I've been thinking of shooting off my toe. Just to see how painful it would be to get shot. Is this what normal people think of? I would need a good amount of smack to take after I shot off my toe, in case the pain is really bad. I would be taking the smack for pain purposes, so it wouldn't be a relapse.
My dad used to keep all of his guns in my closet, until I tried to off myself. I told them over and over again to get the guns out of my room. I was always having my dad take me outside and shoot the guns. I love shooting guns. I love taking paintings of mine that I hate and using a shotgun to shoot big holes through them. All the paintings I have posted on my blog I hate, and they all now have shot gun holes in them. My dad has a hand gun too. That baby is fun. I can't find that one anymore. Since I've tormented my parents with my bi polar mania and depression he has hidden the gun that would be easiest for me to shoot myself with. Little does he know, I'm obsessed with Kurt Cobain, and I would kill myself with a shot gun. I'd bite the gun. Don't worry though I'm not suicidal. I just like to toy with the idea. Give me a break, my papa killed himself at in our garage when I was seven. I seen my dad try to hang himself several times, and our male babysitter named Matt blew his brains out in the garage while babysitting me and my sister, we found him and his brains. I'm obsessed with suicide. I have a friend who hung himself in 2006, but I didn't get up close and personal with that one like did with the other three.

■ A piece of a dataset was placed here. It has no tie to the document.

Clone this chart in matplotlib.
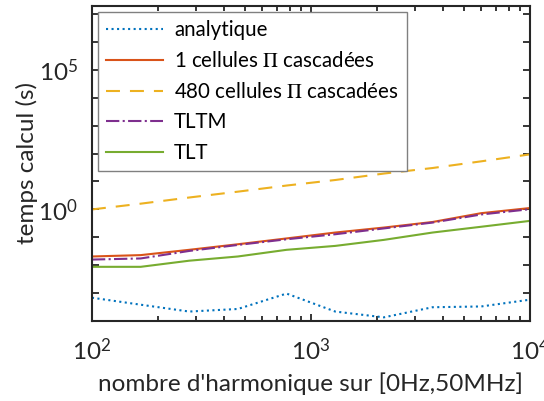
import numpy as np
import matplotlib
matplotlib.use('Agg')
import matplotlib.pyplot as plt
from matplotlib.ticker import LogLocator, FixedLocator, FuncFormatter, NullFormatter

plt.rcParams['font.family'] = ['Lato', 'DejaVu Sans']
plt.rcParams['mathtext.fontset'] = 'stix'

# nombre d'harmoniques
harmoniques = [100, 167, 278, 464, 774, 1292, 2154, 3594, 5995, 10000]

# temps de calcul (s)
t_analytique = [6.6e-4, 3.7e-4, 2.1e-4, 2.6e-4, 9.3e-4, 2.1e-4, 1.3e-4, 3.0e-4, 3.2e-4, 5.6e-4]
t_1cellule = [0.020, 0.0224, 0.0347, 0.055, 0.089, 0.145, 0.219, 0.347, 0.72, 1.10]
t_480cellules = [0.98, 1.58, 2.63, 4.27, 7.08, 11.2, 19.1, 30.2, 52.5, 93.3]
t_tltm = [0.0155, 0.017, 0.0316, 0.052, 0.083, 0.126, 0.204, 0.331, 0.646, 1.0]
t_tlt = [0.0085, 0.0085, 0.0141, 0.020, 0.0347, 0.048, 0.079, 0.145, 0.234, 0.38]

fig = plt.figure(figsize=(5.44, 4.01), dpi=100)
ax = fig.add_axes([0.169, 0.2007, 0.805, 0.7843])

ax.loglog(harmoniques, t_analytique, ':', color='#0072BD', lw=1.5, label='analytique')
ax.loglog(harmoniques, t_1cellule, '-', color='#D95319', lw=1.5, label=r'1 cellules $\Pi$ cascadées')
ax.loglog(harmoniques, t_480cellules, '--', color='#EDB120', lw=1.5, dashes=(6.7, 4.8),
          label=r'480 cellules $\Pi$ cascadées')
ax.loglog(harmoniques, t_tltm, '-.', color='#7E2F8E', lw=1.5, label='TLTM')
ax.loglog(harmoniques, t_tlt, '-', color='#77AC30', lw=1.5, label='TLT')

ax.set_xlim(1e2, 1e4)
ax.set_ylim(1e-4, 2e7)

def puissance(v, pos):
    return r'$\mathregular{10^{%d}}$' % int(round(np.log10(v)))

ax.xaxis.set_major_locator(FixedLocator([1e2, 1e3, 1e4]))
ax.xaxis.set_major_formatter(FuncFormatter(puissance))
ax.xaxis.set_minor_locator(LogLocator(base=10, subs=np.arange(2, 10)))
ax.xaxis.set_minor_formatter(NullFormatter())
ax.yaxis.set_major_locator(FixedLocator([1e0, 1e5]))
ax.yaxis.set_major_formatter(FuncFormatter(puissance))
ax.yaxis.set_minor_locator(FixedLocator([10.0 ** k for k in range(-3, 8) if k not in (0, 5)]))
ax.yaxis.set_minor_formatter(NullFormatter())

ax.tick_params(which='both', direction='in', top=True, right=True, width=1.3,
               labelsize=17.5, colors='#262626')
ax.tick_params(which='major', length=5)
ax.tick_params(axis='x', which='major', pad=12)
ax.tick_params(axis='y', which='major', pad=10)
ax.tick_params(which='minor', length=3.5)
ax.tick_params(axis='y', which='minor', length=5)
for s in ax.spines.values():
    s.set_linewidth(1.5)
    s.set_color('#262626')

ax.set_xlabel("nombre d'harmonique sur [0Hz,50MHz]", fontsize=17.5, color='#262626', labelpad=6)
ax.set_ylabel('temps calcul (s)', fontsize=17.5, color='#262626', labelpad=0)

leg = ax.legend(loc='upper left', fontsize=14.8, handlelength=2.75, handletextpad=0.55,
                borderpad=0.4, labelspacing=0.52, borderaxespad=0.3, fancybox=False,
                framealpha=1)
leg.get_frame().set_edgecolor('#808080')
leg.get_frame().set_linewidth(1.0)

fig.savefig('out.png', dpi=100)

I've noticed something about myself. I introduce myself as a suicidal maniac with a opiate addiction. I put it out there first. I make sure everyone knows that about me before they go any further. Almost as if I'm proud of these two things. I know my track marks are at times embarrassing, but at times they show that I suffer from a kind of pain that cannot be explained by anything other than those track macks. The cuts on my wrists are the same thing. I want to wear long sleeves all the time, but I can't, but when I'm with people who know what I've done to myself I don't mind wearing short sleeved shirts, but people who don't know, I will wear long sleeved shirts to cover both my track marks and my wrists. There is a post Heroinhead did about this that tells perfectly how most of us feel about our track marks. Those of you who haven't read Heroinheads blog I suggest you read it. If you go to my profile and go down to blogs I read click on Heroinhead. I'm not good at posting links, or I would post one. Fuck he doesn't need any advertising he has twice as many readers as I do. Still I admire his writing. He has a way with words that I admire very much.
Aside from that...
This morning I left for the clinic early this morning. 6am I was in the Jeep, and I was there by 6:50. I stopped at gas station to see how much money was in my savings. I'm saving up a lot of money. I will have plenty to go to Hawaii this winter. I could leave now, but I'm waiting for my parents to pay me back the four grand. (the number four doesn't work on my keyboard) So I will be set up. So I can pay a few months of rent ahead , then I can go out and find a job where I can get paid cash no taxes, so I don't get my SSI taken away. I know you haters who hate me for getting SSI and milking the government and ultimately you are going to leave me shitty comments. Still I will not disable Anonymous comments. I think all should be able to post comments. With the good come the bad. Your just saying what you think. If you think I'm fucking lazy fat ugly useless fuck face who sucks at writing, and should die, its your right. Right? Wow, I went into that over board. I do hate mean comments and sometimes they hurt my feelings, but I live with them. Why is it the money thing that gets you so much. Is it the combination that I'm a recovering drug addict who gets government money for having Bi Polar. I wouldn't wish Bi Polar on anyone. I have held down jobs before.
Sorry about the tangint.
I got two take home doses from the Methadone clinic because the clinic is closed the Monday the 5th of July also. I drove home, and took a bike ride, listened to Pagota. The whole bike ride I thought about haveing sex and getting skinny again to have sex with a guy. I went a lot futher because I pushed myself thinking about fucking. Thanks JESS! I just screamed your name. While not thinking about sex I thought about shooting off my toe. How the two go together is beyond me. I guess blood, guns, and sex go together in my head.